Unfortunately, it’s hard to know how the other person will hear that comment. Some may hear “some babies weren’t meant to live” as “sometimes biology screws up, and in that case, the miscarriage is the body’s way of saying, no, this isn’t going to work we need to start over”, but then there are those that will hear “God wanted your baby dead for some reason”
That’s why it’s obvious that the best way is to avoid that situation altogether. As Elizabeth says, “I’m so sorry” is the response.
When I do my “Dr, I’m pregnant” consultation, after checking that they want to proceed with he pregnancy, and offering congratulations and all the other things you do, I make sure I say something about miscarriage.
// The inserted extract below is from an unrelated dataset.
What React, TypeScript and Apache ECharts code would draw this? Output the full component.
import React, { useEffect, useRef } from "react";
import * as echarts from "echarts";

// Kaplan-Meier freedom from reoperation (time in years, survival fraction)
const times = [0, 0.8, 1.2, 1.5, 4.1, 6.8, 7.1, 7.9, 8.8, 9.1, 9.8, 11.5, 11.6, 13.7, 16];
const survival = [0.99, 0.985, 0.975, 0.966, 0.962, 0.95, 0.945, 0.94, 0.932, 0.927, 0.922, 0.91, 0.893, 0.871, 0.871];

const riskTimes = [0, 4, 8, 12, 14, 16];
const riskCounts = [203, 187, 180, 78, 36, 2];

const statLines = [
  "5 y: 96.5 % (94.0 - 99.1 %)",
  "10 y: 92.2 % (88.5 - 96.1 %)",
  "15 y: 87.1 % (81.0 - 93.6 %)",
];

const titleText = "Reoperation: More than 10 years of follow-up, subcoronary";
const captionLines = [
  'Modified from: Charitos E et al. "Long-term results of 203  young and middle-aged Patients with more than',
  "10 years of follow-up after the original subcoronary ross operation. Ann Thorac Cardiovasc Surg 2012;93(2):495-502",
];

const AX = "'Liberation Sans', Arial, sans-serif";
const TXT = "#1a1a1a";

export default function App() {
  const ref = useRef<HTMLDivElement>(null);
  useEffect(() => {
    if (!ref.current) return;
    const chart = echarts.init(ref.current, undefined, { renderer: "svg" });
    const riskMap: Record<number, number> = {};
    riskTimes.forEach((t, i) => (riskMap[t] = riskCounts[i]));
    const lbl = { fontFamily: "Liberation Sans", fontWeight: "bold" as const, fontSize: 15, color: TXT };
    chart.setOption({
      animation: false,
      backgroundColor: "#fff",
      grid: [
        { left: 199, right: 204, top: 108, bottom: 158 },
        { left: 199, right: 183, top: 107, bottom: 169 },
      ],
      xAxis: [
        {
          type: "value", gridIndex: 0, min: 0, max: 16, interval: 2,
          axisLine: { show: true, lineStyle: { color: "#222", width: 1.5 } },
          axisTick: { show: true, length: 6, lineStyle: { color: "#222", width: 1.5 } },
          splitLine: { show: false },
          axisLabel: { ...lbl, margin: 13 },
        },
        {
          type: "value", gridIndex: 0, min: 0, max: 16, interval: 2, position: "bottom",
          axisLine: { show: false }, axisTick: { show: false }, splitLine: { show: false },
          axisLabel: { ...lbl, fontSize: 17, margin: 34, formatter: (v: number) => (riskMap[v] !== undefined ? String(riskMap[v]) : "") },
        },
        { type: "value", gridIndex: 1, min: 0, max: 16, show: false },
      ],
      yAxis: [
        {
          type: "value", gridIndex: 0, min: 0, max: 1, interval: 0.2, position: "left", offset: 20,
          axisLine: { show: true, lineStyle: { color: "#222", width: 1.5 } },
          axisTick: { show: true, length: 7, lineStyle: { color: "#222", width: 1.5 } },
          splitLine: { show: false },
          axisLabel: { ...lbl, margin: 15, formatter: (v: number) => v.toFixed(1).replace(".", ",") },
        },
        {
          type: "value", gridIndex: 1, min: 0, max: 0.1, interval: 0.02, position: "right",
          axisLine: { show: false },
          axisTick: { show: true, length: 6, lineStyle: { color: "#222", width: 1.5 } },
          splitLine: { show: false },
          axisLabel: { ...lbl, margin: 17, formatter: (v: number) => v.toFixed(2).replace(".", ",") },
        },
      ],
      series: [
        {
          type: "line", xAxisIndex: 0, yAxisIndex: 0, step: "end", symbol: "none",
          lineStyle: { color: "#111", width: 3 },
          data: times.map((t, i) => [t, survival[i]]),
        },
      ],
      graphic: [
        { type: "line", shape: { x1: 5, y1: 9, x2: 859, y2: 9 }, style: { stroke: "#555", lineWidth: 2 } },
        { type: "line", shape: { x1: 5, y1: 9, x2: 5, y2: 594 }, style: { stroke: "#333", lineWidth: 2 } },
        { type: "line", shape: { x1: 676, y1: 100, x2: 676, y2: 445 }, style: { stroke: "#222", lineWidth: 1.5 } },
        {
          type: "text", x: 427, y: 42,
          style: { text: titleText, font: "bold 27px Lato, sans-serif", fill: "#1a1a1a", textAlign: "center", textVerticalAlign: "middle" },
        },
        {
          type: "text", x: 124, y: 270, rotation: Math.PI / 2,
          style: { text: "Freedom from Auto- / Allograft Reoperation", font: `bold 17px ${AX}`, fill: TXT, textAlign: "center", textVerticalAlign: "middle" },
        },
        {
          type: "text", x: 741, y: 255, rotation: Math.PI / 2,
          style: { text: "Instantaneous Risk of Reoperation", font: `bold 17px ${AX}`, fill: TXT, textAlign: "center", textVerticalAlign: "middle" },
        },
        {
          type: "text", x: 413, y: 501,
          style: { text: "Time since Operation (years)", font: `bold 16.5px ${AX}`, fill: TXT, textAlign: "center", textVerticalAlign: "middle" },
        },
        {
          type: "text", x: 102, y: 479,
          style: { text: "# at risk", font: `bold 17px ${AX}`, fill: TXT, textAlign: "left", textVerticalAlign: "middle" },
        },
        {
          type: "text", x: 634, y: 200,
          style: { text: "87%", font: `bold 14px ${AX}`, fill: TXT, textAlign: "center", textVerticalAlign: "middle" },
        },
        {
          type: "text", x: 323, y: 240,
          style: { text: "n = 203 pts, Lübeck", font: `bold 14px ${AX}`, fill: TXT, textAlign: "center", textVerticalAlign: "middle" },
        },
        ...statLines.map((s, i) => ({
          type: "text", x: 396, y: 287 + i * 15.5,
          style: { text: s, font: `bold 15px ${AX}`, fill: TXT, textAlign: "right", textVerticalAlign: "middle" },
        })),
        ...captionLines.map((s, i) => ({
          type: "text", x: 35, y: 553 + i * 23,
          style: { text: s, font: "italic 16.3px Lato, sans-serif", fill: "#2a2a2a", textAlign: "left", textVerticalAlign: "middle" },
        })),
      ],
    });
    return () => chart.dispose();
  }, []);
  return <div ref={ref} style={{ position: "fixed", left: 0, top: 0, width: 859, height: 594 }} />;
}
I tell them that if they experience pain or bleeding they need to call me. That miscarriages are common, that they usually can’t be prevented, but that not all bleeding inevitably ends in miscarriage and we will do our best to take care of her whatever happens.
Because I know the next time I see 15-20% of them I will be offering tissues and sympathy.
what about when its nuns saying it….??
Nuns say a lot of stuff that I feel completely comfortable ignoring.
I find “Respectfully, Sister, I have to disagree with you and end the conversation here” works most of the time.
YMMV.
I am not trying to justify it, but people were questioning why people say things like that, and I think my post above is one of the reasons why.
I’d prefer a simple “I’m sorry.”
In this case, “sorry” needs no qualification.
yep. I felt the same way about infertility…”maybe God didn’t mean for you to have children” or “it is all in God’s plan.” Really? What kind of dickish God would decide to make me infertile? If there is some plan for my life, why is it a secret? That’s about when I went athiest, and my scientific self decided that who gets afflicted with various diseases and conditions is totally arbitrary.
The proper answer to anyone who says a miscarriage or other loss is “God’s plan” is to take out a .45, shoot them in the face, and ask what God’s plan for maxilofacial reconstruction is.
Marry me, Squillo.
“If god planned my miscarriage, I want to know why god is such an asshole”
– because god isn’t real. And bad shit happens.
I am so sorry for your loss. I hope you have a healthy baby soon.
I like your username 🙂
Thanks, I hijacked it from a “Maxine” character Hallmark card, she’s the snarky little old lady. She’s who I want to be when I grow up.
I love that whole “God has a plan” crap. It’s so insulting to tell someone who just lost a child or a pregnancy that “God has a plan.” Somehow, we’re supposed to think that God has all these benevolent reasons behind the effed up crap that he does to people. That’s like murdering someone and then saying to his family, “Oh don’t worry, I had really good reasons for doing it.”
“…while I know intellectually that a lot of miscarriages are caused by serious abnormalities incompatible with life, its still a blindingly insensitive thing to say to someone.”
I had a close relative tell me, “There was probably something wrong,” after I had my miscarriage at 13 weeks. On the one hand, duh, you think–of course there was something wrong. On the other hand, I really held it against her, because it didn’t comfort me to think that I had a baby that was so defective that he or she died. I wanted that baby.
My husband and I had lunch with our old pastor and I told him the story. Our pastor said, “What she wanted to say was, it’s not your fault.” I told him, “You know what’s an even better way to say, It’s not your fault?’ An even better way to say it is, ‘It’s not your fault.'”
This is a hard one to get right, and different people are comforted by different things. It took me over a year (and a new, healthy baby) to fix my relationship with that relative. If I hadn’t been able to have a healthy baby after that, who knows how long it would have taken.